A Letter To...

Entry by: michaelsykes

1st May 2015
Dear Libido, I have been wanting to get in touch with you for some time now. I have the greatest admiration and enthusiasm for the many ways you've enhanced my life, from adolescence to the present, and have no intention of abandoning you for such things as sublimation, projection, or replication. But I wonder how you move though my body as I age and grow older.

The twin powerful forces of memory and desire have stood me well, and I can look back on my life and recall, with great clarity, how you’ve influenced my manner and behavior, in the best possible sense. To say that I’ve had my share of sexual experiences would be to vastly understate the matter. I can remember my first kiss, at the age of 6, with a girl my own age, dressed in winter clothes, beginning our kiss on a sled at the top of a hill and kissing all the way down to the bottom as the sled careened over the snow. This was not necessarily the libido at work but experimentation based on observable facts. The same could be said of the cavorting with my first cousin when we were about 10 or 12 and were at some cocktail party involving our parents and other adults. All their coats and jackets and scarves had been tossed on a bed in one room (perhaps another winter experience) and we burrowed deep into the pile and began kissing and pawing each other with great enjoyment, pretending we were Marilyn Monroe and Clark Gable, or some such characters, the adults sipping their cocktails and socializing in the other room while, unbeknownst to them, the kissing cousins were busily entertaining themselves.

The next six years or so, the late elementary, junior high and high school years, were increasingly dominated by your powerful influence, what we often refer to as “raging hormones,” which is physiologically true but which doesn’t account for your overarching presence. The advance of adolescence, with its concomitant hormonal effect, was steered by the libido into what our parents would surely have considered restricted areas but which they fully understood, having wandered into those same areas when they were our age but which they may have conveniently forgotten as they “matured.” I was very much interested in girls of all ages at an increasing rate, and took every opportunity to express myself with as much enthusiasm as the situations allowed. In many ways, the fervent desire and steamy pleasures of adolescent sex were perhaps more exciting than anything else that may have happened as I grew into adulthood and immersed myself in complete and fully expressed, as well as complex, sexual adventures. The so-called “heavy petting” and happy foreplay we indulged in during our adolescence was like opening doors into hidden rooms that revealed their contents in surprising, if not amazing, ways. By the time I had sexual intercourse for the first time, at the age of 16, within a month of getting my driver’s license and the use of the family car—two key ingredients for success—at a hotel in Boston (the name of the hotel escapes me, but it has since burned down) where I brought my girlfriend up from the Cape and sneaked her in through a side door, I was well on my way to a life of sexual experiences, if not excesses, which I believe they indeed became. After the “first time,” whenever I went to school, my junior and senior years in high school, I would try to imagine how many of my classmates knew what I knew, and envisioned a red dot over their heads to indicate that they were part of the new secret society.

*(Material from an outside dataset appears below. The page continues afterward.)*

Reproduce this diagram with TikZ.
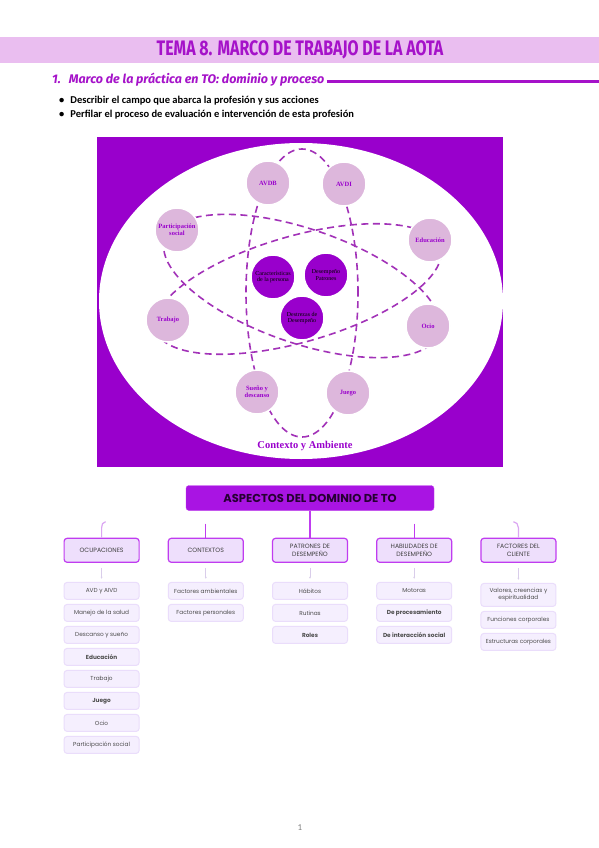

Now, more than fifty years later, I see that your effect still has a considerable influence in my life, but not over my life, as it may have been during all those industrious years. Actually, I see that libido refers not only to the sexual urge or instinct, but psychic energy generally, and the overall human tendency is to be greedy, never satisfied with what could well be enough but always in search of more, more of anything and everything, but in regards to sexual activity, specifically the orgasm, and that this greediness is governed far more by the ego than any functional necessity.

In fact, the increasing greediness of males as they grow older far outshadows any basic need of women, who are far more interested in tenderness, kindness, comfort, and security. The male prances on like some maddened Pan, always in search of another conquest, another salve for the ravages of the libido, which leaves behind it a wasteland of exhausted, if not ruined, souls.
As I say, I have no intention of abandoning you at all, but would rather add in a more generous helping of psychic energy generally than run myself ragged in pursuit yet another fountain of fluid that really proves nothing more than that it is still possible, useless though it may be in terms of procreation, the embedded spermatozoa weakened with age and having a proclivity to produce genitally-deformed or otherwise abnormal embryos.
I would appreciate your views on this, and, once again, can’t thank you enough for all the adventures, and often misadventures, of a most remarkable life.